Nicolas Dieu a lancé Oh Mon Dieu, un groupe de création et de compositions en français. "Ce n’est pas une tentative revanche par rapport à ceux qui méprisent mon travail dans Mister Cover. Que serais-je si je marchais à l’amertume ? Les critiques sont blessantes dans un premier temps mais avec Oh Mon Dieu je reste attentif aux opportunités. Évidemment, je jouerai plutôt dans le Club de l’AB pour la sortie de l’EP que dans la grande salle. Mais j’en suis heureux. À 42 ans, j’ai pris mon courage à deux mains et j’ai lancé Oh Mon Dieu. D’autres ont besoin d’aller à Saint-Jacques-de-Compostelle ou de gravir l’Everest. Je connais des groupes qui ont sorti des supers CD mais qui n’arrivent même pas à les jouer sur scène. Des mauvais artistes, il y en a même avec leurs compos."

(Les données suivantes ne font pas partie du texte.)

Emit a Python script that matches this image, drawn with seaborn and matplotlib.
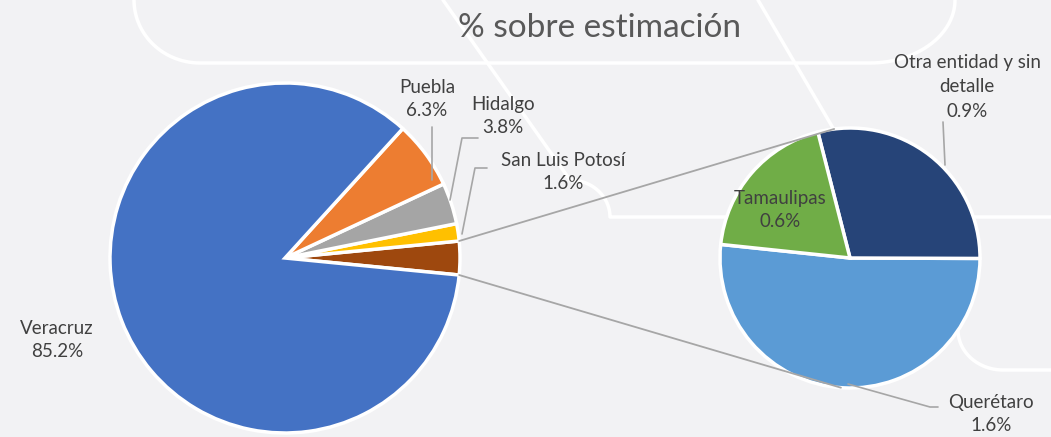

Les droits et devoirs des cover bands
Olivier Maeterlink, Head of Corporate Communication&Members relation à la Sabam décrit les droits et les obligations de ceux qui veulent reprendre le répertoire d’autres. "Quand c’est juste une représentation publique, il faut juste que l’organisateur verse un cachet aux interprètes et un droit d’auteur aux ayants droit. Dans le cas d’un enregistrement, d’une vidéo, d’un dvd, il faut demander une autorisation préalable aux auteurs ou à la maison de disque qui les représentent. Il y a un doit moral, d’adaptation et de reproduction pour lesquels il faut une autorisation. On peut le demander à l’éditeur."

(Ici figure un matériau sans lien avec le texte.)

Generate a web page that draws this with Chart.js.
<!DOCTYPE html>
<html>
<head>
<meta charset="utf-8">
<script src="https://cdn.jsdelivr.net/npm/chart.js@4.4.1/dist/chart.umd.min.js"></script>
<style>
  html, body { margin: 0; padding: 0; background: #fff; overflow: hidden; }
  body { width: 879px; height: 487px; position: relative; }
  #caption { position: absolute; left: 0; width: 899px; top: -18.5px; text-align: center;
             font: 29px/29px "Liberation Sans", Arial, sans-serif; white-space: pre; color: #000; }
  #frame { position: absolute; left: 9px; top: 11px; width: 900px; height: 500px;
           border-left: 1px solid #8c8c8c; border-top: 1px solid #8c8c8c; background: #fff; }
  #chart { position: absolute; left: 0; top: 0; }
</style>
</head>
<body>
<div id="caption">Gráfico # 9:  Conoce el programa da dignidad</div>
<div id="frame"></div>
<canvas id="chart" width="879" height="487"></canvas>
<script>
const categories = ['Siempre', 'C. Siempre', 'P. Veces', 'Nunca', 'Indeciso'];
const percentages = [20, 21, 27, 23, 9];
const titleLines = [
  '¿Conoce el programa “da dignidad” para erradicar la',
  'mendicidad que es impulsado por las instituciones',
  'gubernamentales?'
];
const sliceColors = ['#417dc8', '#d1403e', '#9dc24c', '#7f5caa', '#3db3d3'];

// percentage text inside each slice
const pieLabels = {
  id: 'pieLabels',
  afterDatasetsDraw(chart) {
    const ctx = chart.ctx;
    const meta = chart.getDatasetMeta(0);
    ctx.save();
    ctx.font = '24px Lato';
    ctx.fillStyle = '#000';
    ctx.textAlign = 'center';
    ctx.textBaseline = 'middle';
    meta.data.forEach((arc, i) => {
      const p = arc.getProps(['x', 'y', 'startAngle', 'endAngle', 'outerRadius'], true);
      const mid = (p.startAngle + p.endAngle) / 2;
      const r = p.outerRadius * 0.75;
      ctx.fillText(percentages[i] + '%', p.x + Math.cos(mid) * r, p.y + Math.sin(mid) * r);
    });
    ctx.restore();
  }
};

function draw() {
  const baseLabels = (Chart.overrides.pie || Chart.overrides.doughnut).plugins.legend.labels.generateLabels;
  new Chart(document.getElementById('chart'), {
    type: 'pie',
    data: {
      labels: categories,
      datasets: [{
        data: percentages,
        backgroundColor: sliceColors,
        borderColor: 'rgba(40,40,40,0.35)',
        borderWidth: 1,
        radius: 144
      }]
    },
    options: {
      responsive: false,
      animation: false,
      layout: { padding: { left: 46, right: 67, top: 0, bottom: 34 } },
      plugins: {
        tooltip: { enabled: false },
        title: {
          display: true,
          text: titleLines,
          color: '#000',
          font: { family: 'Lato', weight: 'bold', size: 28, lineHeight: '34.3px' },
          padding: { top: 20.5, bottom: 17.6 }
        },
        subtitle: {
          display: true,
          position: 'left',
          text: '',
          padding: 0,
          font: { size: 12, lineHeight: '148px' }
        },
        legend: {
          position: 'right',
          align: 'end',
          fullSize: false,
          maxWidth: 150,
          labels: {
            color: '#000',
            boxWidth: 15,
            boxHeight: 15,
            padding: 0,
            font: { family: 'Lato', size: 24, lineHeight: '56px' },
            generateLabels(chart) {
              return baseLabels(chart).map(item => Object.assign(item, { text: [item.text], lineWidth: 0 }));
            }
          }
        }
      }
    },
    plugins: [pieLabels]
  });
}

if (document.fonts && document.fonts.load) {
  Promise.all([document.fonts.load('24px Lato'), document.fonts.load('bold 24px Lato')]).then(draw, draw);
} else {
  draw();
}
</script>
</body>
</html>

À la Sabam, on a constaté un succès croissant de ce type de phénomène au fil des ans. "On le vérifie depuis quinze-vingt ans : les gens sont de moins en moins enclins à payer pour un CD, un téléchargement ou un streaming mais ils sont prêts à payer, parfois cher pour aller voir un concert. Souvent les cover bands ou les tribute acts reprennent le répertoire de grosses pointures dont certains membres (voire tous) sont décédés ou du moins dont le groupe est séparé. Des groupes qui existent toujours dans le cœur des fans. Je me souviens que Rock Werchter avait invité un cover band d’Abba. Quand il y a une forte demande de reformation et que celle-ci ne se fait pas, des artistes s’engouffrent dans la brèche."
À Rock Werchter, on se souvient d’avoir programmé Bjorn Again en 1999 et The Australian Pink Floyd Show en 2007. "Pas de quoi parler de tendance pour nous", estime Nele Bigare responsable de la communication à Rock Werchter et Live Nation.

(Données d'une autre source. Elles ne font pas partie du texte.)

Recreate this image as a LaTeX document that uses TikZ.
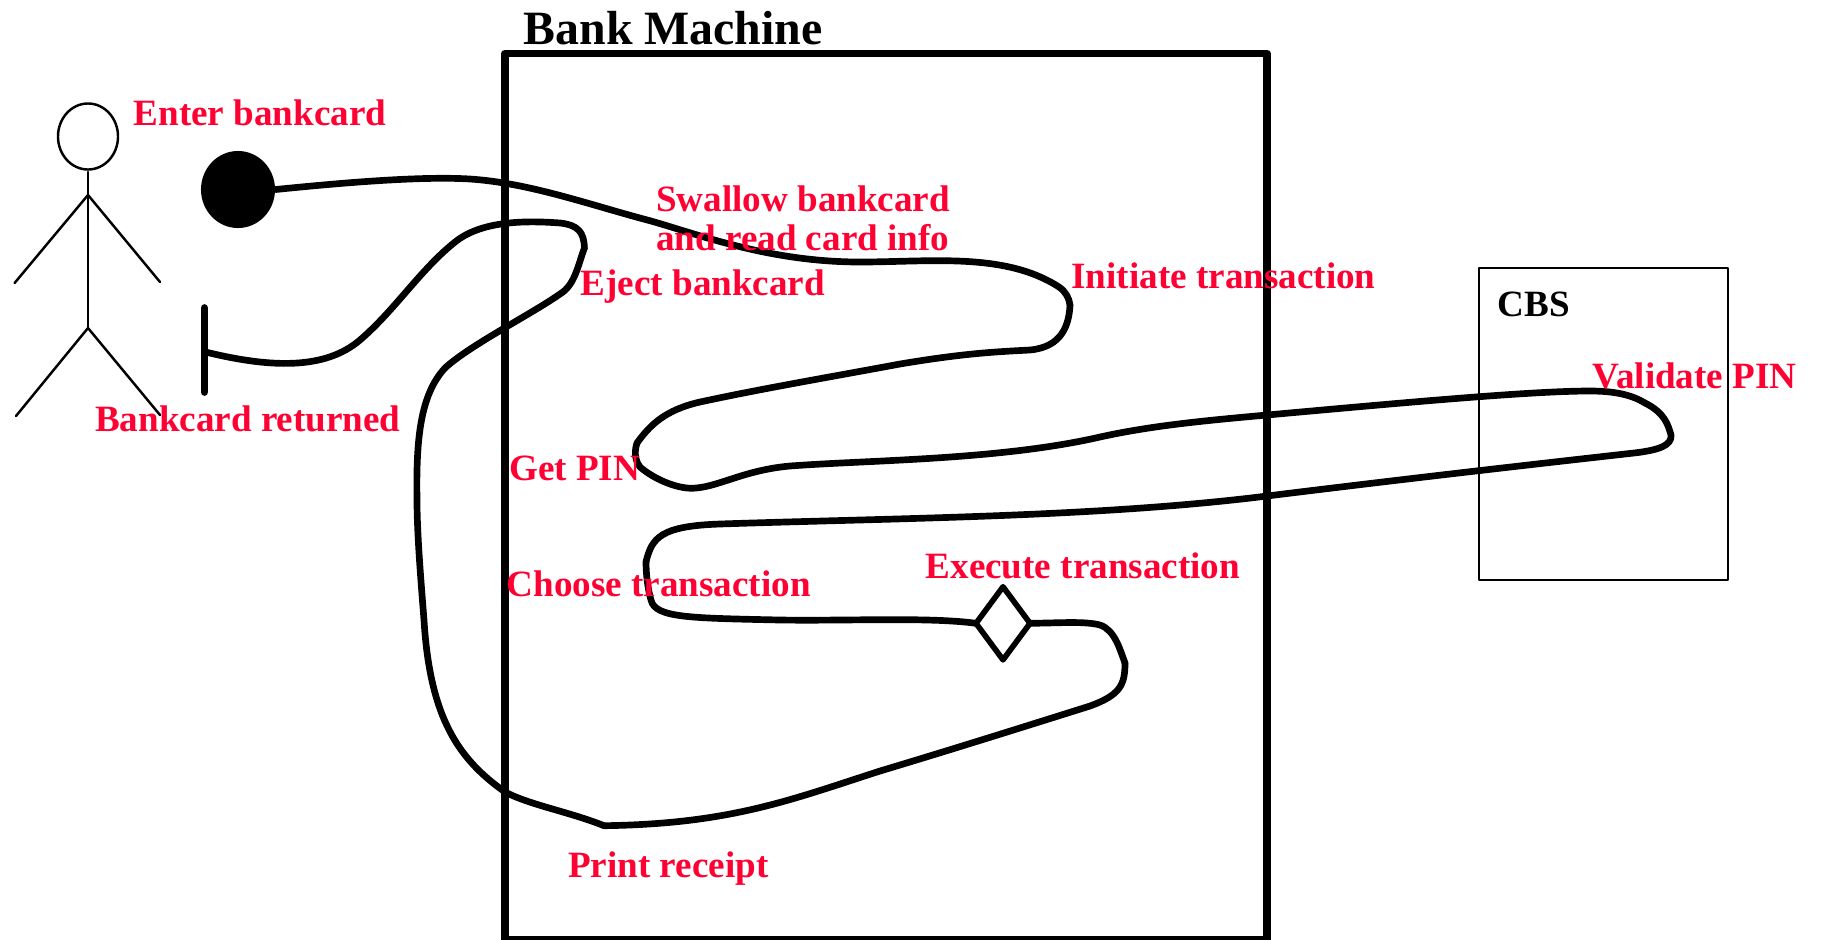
\documentclass[tikz,border=0pt]{standalone}
\usepackage{fontspec}
\setmainfont{Liberation Serif}
\usetikzlibrary{shapes.geometric}
\definecolor{labelred}{HTML}{FF0033}
\tikzset{
	actorline/.style={line width=0.7pt},
	flowline/.style={line width=1.9pt},
	boxlabel/.style={anchor=base west, inner sep=0pt, font=\fontsize{10.55}{12}\selectfont\bfseries},
	steplabel/.style={boxlabel, text=labelred},
}
\begin{document}
\begin{tikzpicture}[x=0.01cm, y=-0.01cm, line join=round, line cap=round]
	\useasboundingbox (0,0) rectangle (1822,939);
	\path
	(505,53.3) coordinate (BankTL)
	(1267,940) coordinate (BankBR)
	(1479,267.7) coordinate (CbsTL)
	(1728,579.7) coordinate (CbsBR)
	(88,172) coordinate (Neck)
	(88,195) coordinate (Shoulder)
	(88,328) coordinate (Hip)
	(14.6,283) coordinate (HandL)
	(160,282) coordinate (HandR)
	(16,416) coordinate (FootL)
	(160,415) coordinate (FootR)
	(204.4,308) coordinate (BarTop)
	(204.4,392) coordinate (BarBot)
	(204.4,351.7) coordinate (Stop)
	(584.4,248) coordinate (Eject)
	(1070,305) coordinate (Initiate)
	(637,443) coordinate (GetPin)
	(1645,403) coordinate (Validate)
	(646,561.7) coordinate (Choose)
	(1125,663) coordinate (Execute)
	(604,825.7) coordinate (Print);
	\node[ellipse, draw, actorline, inner sep=0pt, minimum width=0.6cm, minimum height=0.66cm] (Head) at (88,136.5) {};
	\node[ellipse, fill=black, inner sep=0pt, minimum width=0.74cm, minimum height=0.77cm] (Start) at (238,189.5) {};
	\node[diamond, draw, line width=1.6pt, inner sep=0pt, outer sep=0pt, minimum width=0.54cm, minimum height=0.73cm] (Check) at (1003,623.3) {};
	\draw[line width=2.05pt] (BankTL) rectangle (BankBR);
	\draw[line width=0.6pt] (CbsTL) rectangle (CbsBR);
	\draw[actorline] (Neck)--(Hip);
	\foreach \i in {HandL,HandR}{\draw[actorline] (Shoulder)--(\i);}
	\foreach \i in {FootL,FootR}{\draw[actorline] (Hip)--(\i);}
	\draw[line width=2.2pt] (BarTop)--(BarBot);
	\draw[flowline] (Start.east) .. controls (340,183) and (420,176) .. (470,179) .. controls (530,183) and (590,205) .. (651,221) .. controls (700,235) and (770,262) .. (860,262) .. controls (930,262) and (1005,252) .. (1059,287) .. controls (1066,292) and (1069,298) .. (Initiate);
	\draw[flowline] (Initiate) .. controls (1069,325) and (1062,347) .. (1030,350) .. controls (990,352) and (960,354) .. (900,364) .. controls (830,377) and (760,389) .. (700,402) .. controls (665,410) and (650,425) .. (GetPin);
	\draw[flowline] (GetPin) .. controls (633,455) and (637,463) .. (640,467) .. controls (655,480) and (680,490) .. (696,488) .. controls (720,486) and (745,470) .. (790,466) .. controls (870,460) and (1000,460) .. (1100,437) .. controls (1150,426) and (1200,421) .. (1267,415) .. controls (1400,403) and (1530,391) .. (1590,391) .. controls (1615,391) and (1632,395) .. (Validate);
	\draw[flowline] (Validate) .. controls (1665,413) and (1668,425) .. (1671,435) .. controls (1672,445) and (1660,450) .. (1634,453) .. controls (1500,468) and (1380,482) .. (1267,496) .. controls (1100,517) and (900,518) .. (720,524) .. controls (660,526) and (652,538) .. (Choose);
	\draw[flowline] (Choose) .. controls (646,575) and (648,590) .. (651,600) .. controls (655,618) and (690,618) .. (780,620) .. controls (850,621) and (930,617) .. (Check.west);
	\draw[flowline] (Check.east) .. controls (1060,623) and (1085,621) .. (1100,625) .. controls (1115,630) and (1120,650) .. (Execute);
	\draw[flowline] (Execute) .. controls (1125,685) and (1120,695) .. (1090,706) .. controls (1020,728) and (950,750) .. (880,771) .. controls (790,800) and (730,824) .. (Print);
	\draw[flowline] (Print) .. controls (570,812) and (530,805) .. (505,792) .. controls (460,760) and (430,720) .. (424,620) .. controls (420,570) and (417,530) .. (417,500) .. controls (416,440) and (420,395) .. (445,368) .. controls (470,345) and (530,315) .. (560,294) .. controls (575,285) and (578,265) .. (Eject);
	\draw[flowline] (Eject) .. controls (584,232) and (578,225) .. (560,223) .. controls (520,220) and (480,222) .. (455,242) .. controls (420,270) and (395,310) .. (360,340) .. controls (325,370) and (270,368) .. (Stop);
	\path
	(523,44) node[boxlabel, font=\fontsize{13.6}{16}\selectfont\bfseries] (BankName) {Bank Machine}
	(1497,316) node[boxlabel] (CbsName) {CBS}
	(133,125) node[steplabel] (EnterLabel) {Enter bankcard}
	(94.5,431.7) node[steplabel] (ReturnedLabel) {Bankcard returned}
	(655.5,211.5) node[steplabel] (SwallowLabel) {Swallow bankcard}
	(655.5,250) node[steplabel] (ReadLabel) {and read card info}
	(580,295) node[steplabel] (EjectLabel) {Eject bankcard}
	(1070.8,288.5) node[steplabel] (InitiateLabel) {Initiate transaction}
	(1592,388.5) node[steplabel] (ValidateLabel) {Validate PIN}
	(508.5,480) node[steplabel] (GetPinLabel) {Get PIN}
	(506,596) node[steplabel] (ChooseLabel) {Choose transaction}
	(925,578) node[steplabel] (ExecuteLabel) {Execute transaction}
	(567.5,877) node[steplabel] (PrintLabel) {Print receipt};
\end{tikzpicture}
\end{document}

"Nous reversons beaucoup d’argent à la composition"
Mr Cover et Nicolas Dieu se défendent de piquer des parts de marché aux groupes originaux. "Avec Mr Cover, Lady Cover, Cover Junior et Rock and Roll Hits (avec Marc Ysaye), nous faisons plus ou moins 130 représentations par an. À chacune d’elle, on verse entre 450 et 2.000 euros de droits d’auteurs. Faites le compte. Cet argent retourne à la composition, donc je ne vois pas en quoi un groupe de cover est un souci en terme d’économie. On fait seulement deux ou trois dates durant les festivals d’été. Et ce quand un organisateur plus ouvert et compréhensif décide de faire plaisir à son public lors de la clôture du festival. Alors nous passons après Christophe Maé, Kyo ou Lavilliers. Nous ne sommes pas programmés à Dour ou Werchter. Quand on réserve la date de Forest National, c’est parce qu’elle est libre. On ne la prend à personne. On n’a pas ce style d’appréciation en Flandre ou en France mais juste en Wallonie et à Bruxelles. Du reste, l’AB et Forest, c’est plutôt flamand. Eux, leurs seules questions, c’est de savoir si nous sommes honnêtes ou pas. Rentables ou pas. Nous avons énormément de respect pour les groupes créatifs : à tout moment, ils peuvent sortir une chanson qu’on va reprendre. Je vois parfois Matthew Irons de Puggy backstage. Un jour, il est venu me voir. Il venait de recevoir son relevé de la Sabam. Il m’a dit : "Nico, tu reprends du Puggy ? ! C’est génial, merci. Quel honneur. Je bois un thé avec ma femme et pendant ce temps-là tu joues une de mes chansons et je gagne de l’argent. Top."